> **Exercise details**
Write out the material exactly, with the pictures left out.

>> Begin Provided data

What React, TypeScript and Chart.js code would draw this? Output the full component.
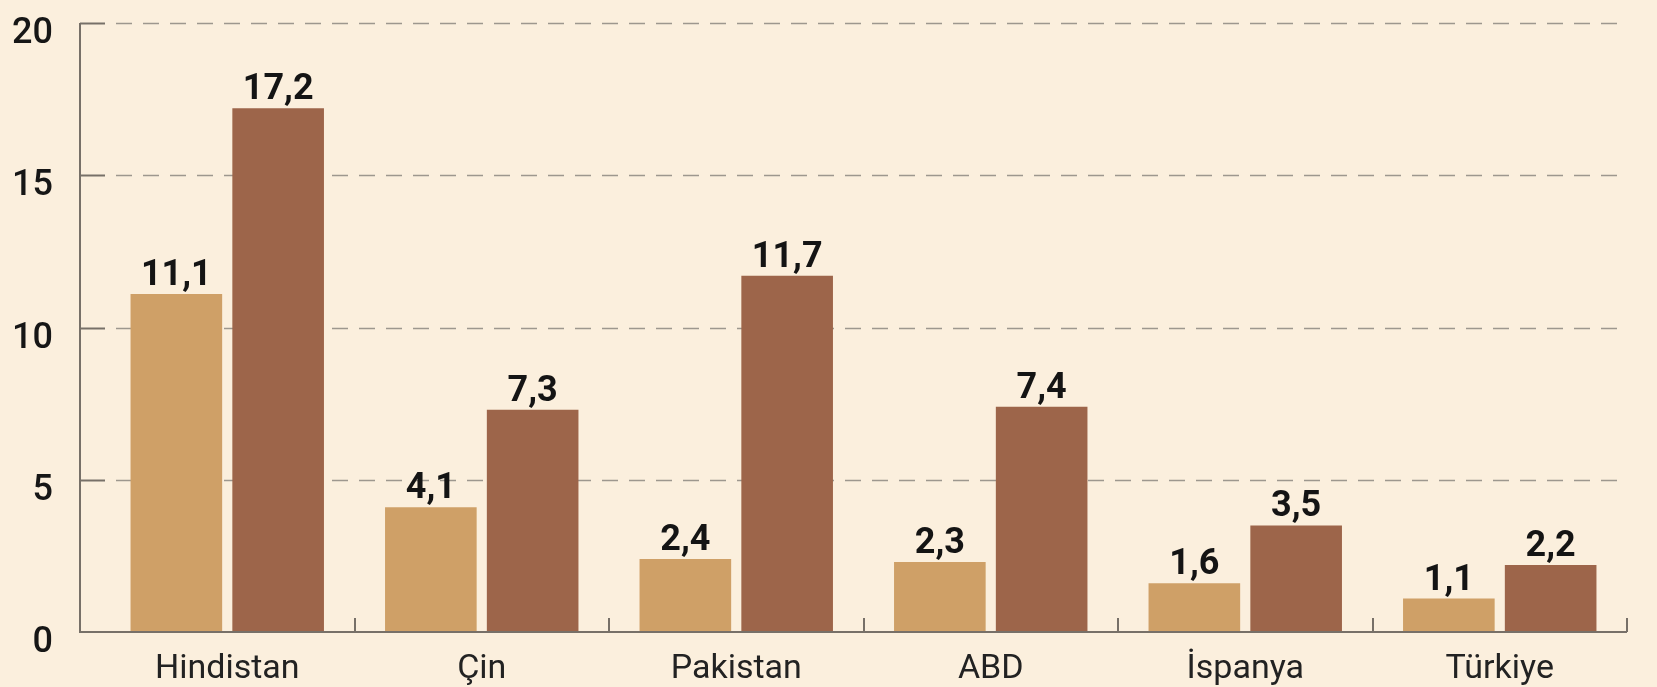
import { useEffect, useRef } from "react";
import { Chart, registerables } from "chart.js";

Chart.register(...registerables);

const categories = ["Hindistan", "Çin", "Pakistan", "ABD", "İspanya", "Türkiye"];
const seriesLight = [11.1, 4.1, 2.4, 2.3, 1.6, 1.1];
const seriesDark = [17.2, 7.3, 11.7, 7.4, 3.5, 2.2];
const yTickValues = [0, 5, 10, 15, 20];

const BG = "#FBEFDD";
const LIGHT = "#CFA067";
const DARK = "#9D654A";
const AXIS = "#777068";
const GRID = "#9d978e";

const fmt = (v: number) => v.toFixed(1).replace(".", ",");

const bgPlugin = {
  id: "bg",
  beforeDraw(chart: any) {
    const { ctx, width, height } = chart;
    ctx.save();
    ctx.fillStyle = BG;
    ctx.fillRect(0, 0, width, height);
    ctx.restore();
  },
};

const decoPlugin = {
  id: "deco",
  beforeDatasetsDraw(chart: any) {
    const { ctx, chartArea } = chart;
    const y = chart.scales.y;
    const axisX = chartArea.left - 20;
    ctx.save();
    ctx.strokeStyle = GRID;
    ctx.lineWidth = 1.5;
    ctx.setLineDash([16, 11]);
    yTickValues.forEach((v) => {
      if (v === 0) return;
      const py = Math.round(y.getPixelForValue(v)) + 0.5;
      ctx.beginPath();
      ctx.moveTo(axisX + 36, py);
      ctx.lineTo(chartArea.right, py);
      ctx.stroke();
    });
    ctx.restore();
  },
  afterDatasetsDraw(chart: any) {
    const { ctx, chartArea } = chart;
    const x = chart.scales.x;
    const y = chart.scales.y;
    const axisX = chartArea.left - 20;
    const zeroY = y.getPixelForValue(0);
    const half = (x.getPixelForValue(1) - x.getPixelForValue(0)) / 2;
    ctx.save();
    ctx.strokeStyle = AXIS;
    ctx.lineWidth = 2;
    ctx.beginPath();
    ctx.moveTo(axisX, y.getPixelForValue(20));
    ctx.lineTo(axisX, zeroY + 1);
    ctx.stroke();
    yTickValues.forEach((v) => {
      if (v === 0) return;
      const py = Math.round(y.getPixelForValue(v)) + 0.5;
      ctx.beginPath();
      ctx.moveTo(axisX, py);
      ctx.lineTo(axisX + 25, py);
      ctx.stroke();
    });
    ctx.beginPath();
    ctx.moveTo(axisX - 1, zeroY);
    ctx.lineTo(chartArea.right, zeroY);
    ctx.stroke();
    categories.forEach((_, i) => {
      const px = Math.round(x.getPixelForValue(i) + half);
      ctx.beginPath();
      ctx.moveTo(px, zeroY);
      ctx.lineTo(px, zeroY - 14);
      ctx.stroke();
    });
    ctx.fillStyle = "#141414";
    ctx.font = "bold 36px Roboto";
    ctx.textAlign = "center";
    ctx.textBaseline = "alphabetic";
    chart.data.datasets.forEach((ds: any, di: number) => {
      const meta = chart.getDatasetMeta(di);
      meta.data.forEach((el: any, i: number) => {
        ctx.fillText(fmt(ds.data[i]), el.x, el.y - 9);
      });
    });
    ctx.restore();
  },
};

export default function App() {
  const ref = useRef<HTMLCanvasElement | null>(null);
  useEffect(() => {
    document.body.style.margin = "0";
    document.body.style.background = BG;
    if (!ref.current) return;
    const chart = new Chart(ref.current, {
      type: "bar",
      data: {
        labels: categories,
        datasets: [
          { data: seriesLight, backgroundColor: LIGHT, categoryPercentage: 0.8, barPercentage: 0.9 },
          { data: seriesDark, backgroundColor: DARK, categoryPercentage: 0.8, barPercentage: 0.9 },
        ],
      },
      options: {
        animation: false,
        responsive: false,
        devicePixelRatio: 1,
        layout: { padding: { left: 0, right: 30, top: 23, bottom: 0 } },
        plugins: { legend: { display: false }, tooltip: { enabled: false } },
        scales: {
          x: {
            grid: { display: false },
            border: { display: false },
            ticks: {
              color: "#222222",
              font: { family: "Roboto", size: 34 },
              padding: 9,
              maxRotation: 0,
            },
            afterFit: (s: any) => {
              s.height = 55;
            },
          },
          y: {
            min: 0,
            max: 20,
            grid: { display: false },
            border: { display: false },
            afterBuildTicks: (s: any) => {
              s.ticks = yTickValues.map((v) => ({ value: v }));
            },
            ticks: {
              color: "#161616",
              font: { family: "Roboto", size: 36, weight: 500 },
              crossAlign: "near",
              padding: 39,
              labelOffset: 11,
            },
            afterFit: (s: any) => {
              s.width = 100;
              s.paddingTop = 0;
              s.paddingBottom = 0;
            },
          },
        },
      },
      plugins: [bgPlugin, decoPlugin],
    });
    return () => chart.destroy();
  }, []);
  return (
    <div style={{ width: 1657, height: 687, background: BG }}>
      <canvas ref={ref} width={1657} height={687} style={{ display: "block" }} />
    </div>
  );
}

>> End Provided data

> **Complete answer**
What React, TypeScript and Chart.js code would draw this? Output the full component.
import { useEffect, useRef } from "react";
import { Chart, registerables } from "chart.js";

Chart.register(...registerables);

const categories = ["Hindistan", "Çin", "Pakistan", "ABD", "İspanya", "Türkiye"];
const seriesLight = [11.1, 4.1, 2.4, 2.3, 1.6, 1.1];
const seriesDark = [17.2, 7.3, 11.7, 7.4, 3.5, 2.2];
const yTickValues = [0, 5, 10, 15, 20];

const BG = "#FBEFDD";
const LIGHT = "#CFA067";
const DARK = "#9D654A";
const AXIS = "#777068";
const GRID = "#9d978e";

const fmt = (v: number) => v.toFixed(1).replace(".", ",");

const bgPlugin = {
  id: "bg",
  beforeDraw(chart: any) {
    const { ctx, width, height } = chart;
    ctx.save();
    ctx.fillStyle = BG;
    ctx.fillRect(0, 0, width, height);
    ctx.restore();
  },
};

const decoPlugin = {
  id: "deco",
  beforeDatasetsDraw(chart: any) {
    const { ctx, chartArea } = chart;
    const y = chart.scales.y;
    const axisX = chartArea.left - 20;
    ctx.save();
    ctx.strokeStyle = GRID;
    ctx.lineWidth = 1.5;
    ctx.setLineDash([16, 11]);
    yTickValues.forEach((v) => {
      if (v === 0) return;
      const py = Math.round(y.getPixelForValue(v)) + 0.5;
      ctx.beginPath();
      ctx.moveTo(axisX + 36, py);
      ctx.lineTo(chartArea.right, py);
      ctx.stroke();
    });
    ctx.restore();
  },
  afterDatasetsDraw(chart: any) {
    const { ctx, chartArea } = chart;
    const x = chart.scales.x;
    const y = chart.scales.y;
    const axisX = chartArea.left - 20;
    const zeroY = y.getPixelForValue(0);
    const half = (x.getPixelForValue(1) - x.getPixelForValue(0)) / 2;
    ctx.save();
    ctx.strokeStyle = AXIS;
    ctx.lineWidth = 2;
    ctx.beginPath();
    ctx.moveTo(axisX, y.getPixelForValue(20));
    ctx.lineTo(axisX, zeroY + 1);
    ctx.stroke();
    yTickValues.forEach((v) => {
      if (v === 0) return;
      const py = Math.round(y.getPixelForValue(v)) + 0.5;
      ctx.beginPath();
      ctx.moveTo(axisX, py);
      ctx.lineTo(axisX + 25, py);
      ctx.stroke();
    });
    ctx.beginPath();
    ctx.moveTo(axisX - 1, zeroY);
    ctx.lineTo(chartArea.right, zeroY);
    ctx.stroke();
    categories.forEach((_, i) => {
      const px = Math.round(x.getPixelForValue(i) + half);
      ctx.beginPath();
      ctx.moveTo(px, zeroY);
      ctx.lineTo(px, zeroY - 14);
      ctx.stroke();
    });
    ctx.fillStyle = "#141414";
    ctx.font = "bold 36px Roboto";
    ctx.textAlign = "center";
    ctx.textBaseline = "alphabetic";
    chart.data.datasets.forEach((ds: any, di: number) => {
      const meta = chart.getDatasetMeta(di);
      meta.data.forEach((el: any, i: number) => {
        ctx.fillText(fmt(ds.data[i]), el.x, el.y - 9);
      });
    });
    ctx.restore();
  },
};

export default function App() {
  const ref = useRef<HTMLCanvasElement | null>(null);
  useEffect(() => {
    document.body.style.margin = "0";
    document.body.style.background = BG;
    if (!ref.current) return;
    const chart = new Chart(ref.current, {
      type: "bar",
      data: {
        labels: categories,
        datasets: [
          { data: seriesLight, backgroundColor: LIGHT, categoryPercentage: 0.8, barPercentage: 0.9 },
          { data: seriesDark, backgroundColor: DARK, categoryPercentage: 0.8, barPercentage: 0.9 },
        ],
      },
      options: {
        animation: false,
        responsive: false,
        devicePixelRatio: 1,
        layout: { padding: { left: 0, right: 30, top: 23, bottom: 0 } },
        plugins: { legend: { display: false }, tooltip: { enabled: false } },
        scales: {
          x: {
            grid: { display: false },
            border: { display: false },
            ticks: {
              color: "#222222",
              font: { family: "Roboto", size: 34 },
              padding: 9,
              maxRotation: 0,
            },
            afterFit: (s: any) => {
              s.height = 55;
            },
          },
          y: {
            min: 0,
            max: 20,
            grid: { display: false },
            border: { display: false },
            afterBuildTicks: (s: any) => {
              s.ticks = yTickValues.map((v) => ({ value: v }));
            },
            ticks: {
              color: "#161616",
              font: { family: "Roboto", size: 36, weight: 500 },
              crossAlign: "near",
              padding: 39,
              labelOffset: 11,
            },
            afterFit: (s: any) => {
              s.width = 100;
              s.paddingTop = 0;
              s.paddingBottom = 0;
            },
          },
        },
      },
      plugins: [bgPlugin, decoPlugin],
    });
    return () => chart.destroy();
  }, []);
  return (
    <div style={{ width: 1657, height: 687, background: BG }}>
      <canvas ref={ref} width={1657} height={687} style={{ display: "block" }} />
    </div>
  );
}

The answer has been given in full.